After reviewing the data, one thing becomes very apparent, plans that use a Managed Account combined with an advisor acting in a fiduciary capacity have better results than plans not using these services.  The article below from planadviser magazine dives into the data a little deeper and focuses on average balances.

Managed Accounts - Plans with Managed Accounts have better outcomes

**WARNING: A little commercial below, apologies, but that stats are what they are.**

These results correlate to my personal experience.  At my firm, Unified Trust, approximately 9 out of every 10 plans we bring on board are choosing to adopt our full suite of recommendations, most of which are maternalistic.   We suggest clients utilize automatic enrollment (starting at 6%), automatic deferral escalators and the UnifiedPLan Managed Account Solution.  When looking at these plans, the results are astounding.

As of the date of this writing, we see roughly 80% of participants stay in the defaulted managed account solution.  This solution provides the participants with the answers AT enrollment to most of their questions.  When can I afford to retire? Am I on track?  What will my monthly income be?  How much of that is from the plan, social security, outside assets and other sources of income?  What should my deferral rate be in order for me to get or stay on track?

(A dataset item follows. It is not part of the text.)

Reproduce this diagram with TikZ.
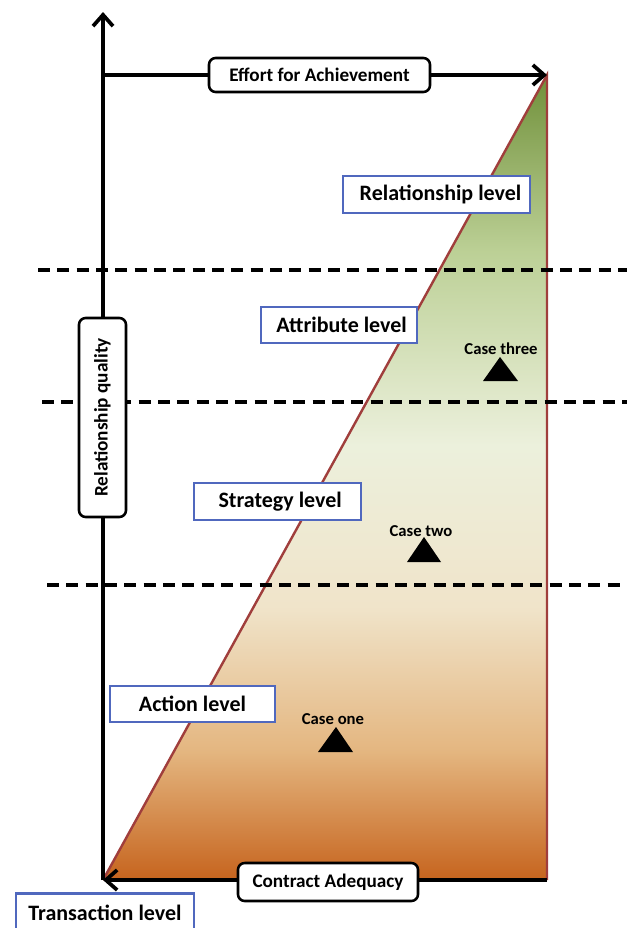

Of the participants offered this managed account, we are seeing 71% of those participants on track for a fully funded benefit.  Most industry studies we've reviewed has the industry average at about 25% (lowest I've seen is 15%, highest is 40%).  The system of defaulting participants into a solution that delivers AND implements all of the answers is proven here to be nearly 3 times more effective than traditional methods in delivering the outcome that matters most, retirement readiness.

Whether it is outside studies like PLANSPONSOR's survey, or our first hand experience, I think the results speak for themselves.  The more that we as professionals take on ourselves and do for our clients, the better the results.